▶ _WHAT NEEDS TO BE DONE_
The material below should be written out in full and exactly; pictures stay out of the copy.

▶ _DATASET CONTENT_

▼▼▼

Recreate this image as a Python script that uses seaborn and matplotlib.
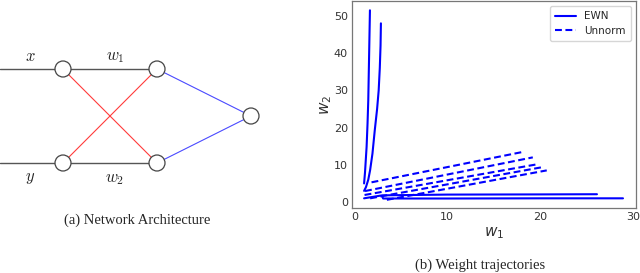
import numpy as np
import pandas as pd
import matplotlib
matplotlib.use("Agg")
import matplotlib.pyplot as plt
from matplotlib.patches import Circle
import seaborn as sns

# EWN trajectories (w1, w2)
ewn_a_w1 = [1.05, 1.15, 1.25, 1.32, 1.42, 1.5, 1.58, 1.68]
ewn_a_w2 = [5.0, 8.0, 12.0, 14.8, 21.0, 27.3, 38.0, 51.5]
ewn_b_w1 = [1.05, 1.25, 1.5, 1.7, 1.95, 2.2, 2.45, 2.62, 2.74, 2.82, 2.86]
ewn_b_w2 = [3.0, 4.0, 6.0, 8.6, 13.0, 19.3, 25.0, 30.0, 36.0, 42.0, 48.0]
ewn_c_w1 = [1.05, 3.0, 10.0, 20.0, 26.1]
ewn_c_w2 = [1.0, 1.8, 2.0, 2.05, 2.1]
ewn_d_w1 = [3.0, 3.1, 10.0, 20.0, 28.9]
ewn_d_w2 = [1.5, 0.95, 0.95, 1.0, 1.0]

# Unnormalised trajectories (straight lines)
unn_1_w1 = [1.85, 18.2]
unn_1_w2 = [5.3, 13.5]
unn_2_w1 = [1.15, 19.2]
unn_2_w2 = [2.95, 12.0]
unn_3_w1 = [1.1, 19.8]
unn_3_w2 = [1.9, 10.2]
unn_4_w1 = [1.7, 20.3]
unn_4_w2 = [1.0, 9.4]
unn_5_w1 = [3.5, 20.7]
unn_5_w2 = [0.6, 8.5]

trajs = [
    ("EWN", ewn_a_w1, ewn_a_w2), ("EWN", ewn_b_w1, ewn_b_w2),
    ("EWN", ewn_c_w1, ewn_c_w2), ("EWN", ewn_d_w1, ewn_d_w2),
    ("Unnorm", unn_1_w1, unn_1_w2), ("Unnorm", unn_2_w1, unn_2_w2),
    ("Unnorm", unn_3_w1, unn_3_w2), ("Unnorm", unn_4_w1, unn_4_w2),
    ("Unnorm", unn_5_w1, unn_5_w2),
]

rows = []
for k, (method, xs, ys) in enumerate(trajs):
    for a, b in zip(xs, ys):
        rows.append({"w1": a, "w2": b, "traj": k, "method": method})
df = pd.DataFrame(rows)

sns.set_theme(style="white")
plt.rcParams["font.family"] = ["DejaVu Sans"]
plt.rcParams["mathtext.fontset"] = "dejavusans"

fig = plt.figure(figsize=(6.4, 2.73), dpi=100)

# ---- (a) network diagram, drawn in pixel coordinates
axd = fig.add_axes([0, 0, 0.5, 1])
axd.set_xlim(0, 320)
axd.set_ylim(273, 0)
axd.axis("off")

nodes = {"x": (63, 69), "y": (63, 163), "h1": (157, 69), "h2": (157, 163), "o": (251, 116)}
r = 8

def edge(a, b, color, lw):
    (x0, y0), (x1, y1) = nodes[a], nodes[b]
    d = np.hypot(x1 - x0, y1 - y0)
    ux, uy = (x1 - x0) / d, (y1 - y0) / d
    axd.plot([x0 + ux * r, x1 - ux * r], [y0 + uy * r, y1 - uy * r], color=color, lw=lw, zorder=1)

axd.plot([0, 63 - r], [69, 69], color="#555555", lw=1.0)
axd.plot([0, 63 - r], [163, 163], color="#555555", lw=1.0)
edge("x", "h1", "#555555", 1.0)
edge("y", "h2", "#555555", 1.0)
edge("x", "h2", "#ff3b3b", 0.8)
edge("y", "h1", "#ff3b3b", 0.8)
edge("h1", "o", "#4a4aff", 0.8)
edge("h2", "o", "#4a4aff", 0.8)
for (cx, cy) in nodes.values():
    axd.add_patch(Circle((cx, cy), r, facecolor="white", edgecolor="#444444", lw=0.9, zorder=3))

cm = {"fontsize": 12, "ha": "center", "va": "center", "math_fontfamily": "cm"}
axd.text(30, 56, r"$x$", **cm)
axd.text(115, 56, r"$w_1$", **cm)
axd.text(30, 177, r"$y$", **cm)
axd.text(115, 178, r"$w_2$", **cm)

fig.text(137 / 640, 1 - 220 / 273, "(a) Network Architecture", ha="center", va="center",
         fontsize=10.5, family="Liberation Serif")
fig.text(480 / 640, 1 - 265 / 273, "(b) Weight trajectories", ha="center", va="center",
         fontsize=10.5, family="Liberation Serif")

# ---- (b) weight trajectories
ax = fig.add_axes([352 / 640, 1 - 208 / 273, 284 / 640, 207 / 273])
sns.lineplot(data=df, x="w1", y="w2", units="traj", style="method", estimator=None,
             sort=False, color="blue", lw=1.5, ax=ax,
             dashes={"EWN": "", "Unnorm": (3.3, 1.7)}, style_order=["EWN", "Unnorm"])
ax.set_xlim(-0.25, 30.3)
ax.set_ylim(-1.6, 54)
ax.set_xticks([0, 10, 20, 30])
ax.set_yticks([0, 10, 20, 30, 40, 50])
ax.tick_params(labelsize=8, colors="#333333", length=0, pad=3)
ax.set_xlabel(r"$w_1$", fontsize=11, color="#333333", labelpad=2)
ax.set_ylabel(r"$w_2$", fontsize=11, color="#333333", labelpad=0)
for s in ax.spines.values():
    s.set_color("#777777")
    s.set_linewidth(0.9)

handles, labels = ax.get_legend_handles_labels()
keep = [(h, l) for h, l in zip(handles, labels) if l in ("EWN", "Unnorm")]
ax.legend([h for h, _ in keep], [l for _, l in keep], loc="upper right", fontsize=7.5,
          frameon=True, handlelength=2.0, borderpad=0.5, labelspacing=0.4)

fig.savefig("out.png", dpi=100)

▲▲▲

▶ _SOLUTION TO THIS TASK_
Recreate this image as a Python script that uses seaborn and matplotlib.
import numpy as np
import pandas as pd
import matplotlib
matplotlib.use("Agg")
import matplotlib.pyplot as plt
from matplotlib.patches import Circle
import seaborn as sns

# EWN trajectories (w1, w2)
ewn_a_w1 = [1.05, 1.15, 1.25, 1.32, 1.42, 1.5, 1.58, 1.68]
ewn_a_w2 = [5.0, 8.0, 12.0, 14.8, 21.0, 27.3, 38.0, 51.5]
ewn_b_w1 = [1.05, 1.25, 1.5, 1.7, 1.95, 2.2, 2.45, 2.62, 2.74, 2.82, 2.86]
ewn_b_w2 = [3.0, 4.0, 6.0, 8.6, 13.0, 19.3, 25.0, 30.0, 36.0, 42.0, 48.0]
ewn_c_w1 = [1.05, 3.0, 10.0, 20.0, 26.1]
ewn_c_w2 = [1.0, 1.8, 2.0, 2.05, 2.1]
ewn_d_w1 = [3.0, 3.1, 10.0, 20.0, 28.9]
ewn_d_w2 = [1.5, 0.95, 0.95, 1.0, 1.0]

# Unnormalised trajectories (straight lines)
unn_1_w1 = [1.85, 18.2]
unn_1_w2 = [5.3, 13.5]
unn_2_w1 = [1.15, 19.2]
unn_2_w2 = [2.95, 12.0]
unn_3_w1 = [1.1, 19.8]
unn_3_w2 = [1.9, 10.2]
unn_4_w1 = [1.7, 20.3]
unn_4_w2 = [1.0, 9.4]
unn_5_w1 = [3.5, 20.7]
unn_5_w2 = [0.6, 8.5]

trajs = [
    ("EWN", ewn_a_w1, ewn_a_w2), ("EWN", ewn_b_w1, ewn_b_w2),
    ("EWN", ewn_c_w1, ewn_c_w2), ("EWN", ewn_d_w1, ewn_d_w2),
    ("Unnorm", unn_1_w1, unn_1_w2), ("Unnorm", unn_2_w1, unn_2_w2),
    ("Unnorm", unn_3_w1, unn_3_w2), ("Unnorm", unn_4_w1, unn_4_w2),
    ("Unnorm", unn_5_w1, unn_5_w2),
]

rows = []
for k, (method, xs, ys) in enumerate(trajs):
    for a, b in zip(xs, ys):
        rows.append({"w1": a, "w2": b, "traj": k, "method": method})
df = pd.DataFrame(rows)

sns.set_theme(style="white")
plt.rcParams["font.family"] = ["DejaVu Sans"]
plt.rcParams["mathtext.fontset"] = "dejavusans"

fig = plt.figure(figsize=(6.4, 2.73), dpi=100)

# ---- (a) network diagram, drawn in pixel coordinates
axd = fig.add_axes([0, 0, 0.5, 1])
axd.set_xlim(0, 320)
axd.set_ylim(273, 0)
axd.axis("off")

nodes = {"x": (63, 69), "y": (63, 163), "h1": (157, 69), "h2": (157, 163), "o": (251, 116)}
r = 8

def edge(a, b, color, lw):
    (x0, y0), (x1, y1) = nodes[a], nodes[b]
    d = np.hypot(x1 - x0, y1 - y0)
    ux, uy = (x1 - x0) / d, (y1 - y0) / d
    axd.plot([x0 + ux * r, x1 - ux * r], [y0 + uy * r, y1 - uy * r], color=color, lw=lw, zorder=1)

axd.plot([0, 63 - r], [69, 69], color="#555555", lw=1.0)
axd.plot([0, 63 - r], [163, 163], color="#555555", lw=1.0)
edge("x", "h1", "#555555", 1.0)
edge("y", "h2", "#555555", 1.0)
edge("x", "h2", "#ff3b3b", 0.8)
edge("y", "h1", "#ff3b3b", 0.8)
edge("h1", "o", "#4a4aff", 0.8)
edge("h2", "o", "#4a4aff", 0.8)
for (cx, cy) in nodes.values():
    axd.add_patch(Circle((cx, cy), r, facecolor="white", edgecolor="#444444", lw=0.9, zorder=3))

cm = {"fontsize": 12, "ha": "center", "va": "center", "math_fontfamily": "cm"}
axd.text(30, 56, r"$x$", **cm)
axd.text(115, 56, r"$w_1$", **cm)
axd.text(30, 177, r"$y$", **cm)
axd.text(115, 178, r"$w_2$", **cm)

fig.text(137 / 640, 1 - 220 / 273, "(a) Network Architecture", ha="center", va="center",
         fontsize=10.5, family="Liberation Serif")
fig.text(480 / 640, 1 - 265 / 273, "(b) Weight trajectories", ha="center", va="center",
         fontsize=10.5, family="Liberation Serif")

# ---- (b) weight trajectories
ax = fig.add_axes([352 / 640, 1 - 208 / 273, 284 / 640, 207 / 273])
sns.lineplot(data=df, x="w1", y="w2", units="traj", style="method", estimator=None,
             sort=False, color="blue", lw=1.5, ax=ax,
             dashes={"EWN": "", "Unnorm": (3.3, 1.7)}, style_order=["EWN", "Unnorm"])
ax.set_xlim(-0.25, 30.3)
ax.set_ylim(-1.6, 54)
ax.set_xticks([0, 10, 20, 30])
ax.set_yticks([0, 10, 20, 30, 40, 50])
ax.tick_params(labelsize=8, colors="#333333", length=0, pad=3)
ax.set_xlabel(r"$w_1$", fontsize=11, color="#333333", labelpad=2)
ax.set_ylabel(r"$w_2$", fontsize=11, color="#333333", labelpad=0)
for s in ax.spines.values():
    s.set_color("#777777")
    s.set_linewidth(0.9)

handles, labels = ax.get_legend_handles_labels()
keep = [(h, l) for h, l in zip(handles, labels) if l in ("EWN", "Unnorm")]
ax.legend([h for h, _ in keep], [l for _, l in keep], loc="upper right", fontsize=7.5,
          frameon=True, handlelength=2.0, borderpad=0.5, labelspacing=0.4)

fig.savefig("out.png", dpi=100)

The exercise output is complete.